El golf. Este verano he tenido mi primera experiencia con el golf. Le llevé los palos en un carrito eléctrico a mi tío a lo largo de los siete kilómetros de que constaba el recorrido por los dieciocho hoyos de aquel campo. Mi tío lleva diez años jugando al golf y dice que cada día juega peor, pero cada vez le gusta más. El golf en Inglaterra debe de ser una práctica perfectamente plausible y hasta más bien rutinaria, pero en España rápidamente se convierte en la enésima ampliación simbólica del campo de batalla de la última guerra civil. A los pobres, con toda la amarga envidia que la miseria conlleva, el golf les parece un deporte de ricos, elitista, caro e insolidario, que roba el agua a los sedientos por conservar verde y lozano el green. A quienes lo practican, en cambio, su afición les brinda una oportunidad periódica de renovar la dulce conciencia de pertenecer al selecto club de las almendritas saladas, o algo por el estilo.
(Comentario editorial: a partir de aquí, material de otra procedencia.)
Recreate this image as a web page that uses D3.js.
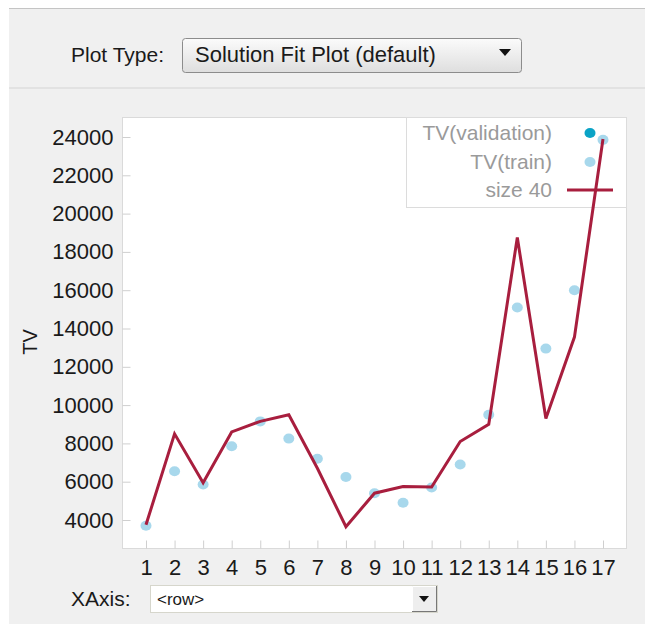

Uno creía que el golf era un ejercicio de esnobismo y un divertimento de senectud. Pero la realidad tiene la virtud de derribar los prejuicios, y hoy pienso que el golf es posiblemente una de las cosas más importantes de la vida y sin la cual el hombre no podría vivir. Deberían obligar a todo el mundo a jugar al golf. Por espacio de unas cuatro horas, uno se ve transportado a un edén autónomo por cuyos claros campan las garzas y en cuyos estanques abrevan graciosamente las inquietas abubillas, y durante toda la tarde la única preocupación que tenemos es la de meter la bola en un agujero armados con un palo de diseño y empleando el menor número de golpes posible. Todo está perfectamente reglado. Existen gruesos manuales que establecen razonadamente la mejor postura para golpear la bola. ¿Hay algo más encantadoramente liviano e inane que jugar al golf? ¿Cuántos facinerosos no hallarían el camino de la reinserción si se pasaran el tiempo dando toques a una pelotita en paraje tan bucólico? Y de deporte de viejos, nada. Personalmente, acabé con un palizón notable en el cuerpo, y con el DNI en la mano no puede decirse que uno haya ingresado en el atardecer de la vida.

Me he dado cuenta de que el golf es un hito de la civilización occidental. Combina la mejor tradición de la jardinería inglesa, la convicción de que el hombre sólo encuentra su auténtica medida enmarcado en la naturaleza -la ciudad es un atraso por hipertrofia-, la camaradería respetuosa entre hombres que dirimen su competitividad y agresividad innata con un swing, la proliferación -en suma- de normas consensuadas para pasar el tiempo sin pelearnos y con ganas de repetir. No sólo dejan fumar sino que está bien visto. El silencio precede y sigue a cada golpe. Las interjecciones contribuyen al buen humor general. No verán un sucio hongo en toda la extensión del césped, que es de una uniformidad geométrica gratísima. En definitiva, lo tiene todo.

Cuando acaban las vacaciones y uno regresa de jugar al golf, se enfrenta a hechos ineluctables como que hay que llenar páginas de periódico, a Bebe le dan papeles en el cine, la ETA busca modos de atentar, programan Supermodelo 2007, en el PP le tienen miedo a Gallardón y en el PSOE ya no quedan socialistas. Umbral, el primero entre todos, ha muerto. Menos mal que ha vuelto el fútbol.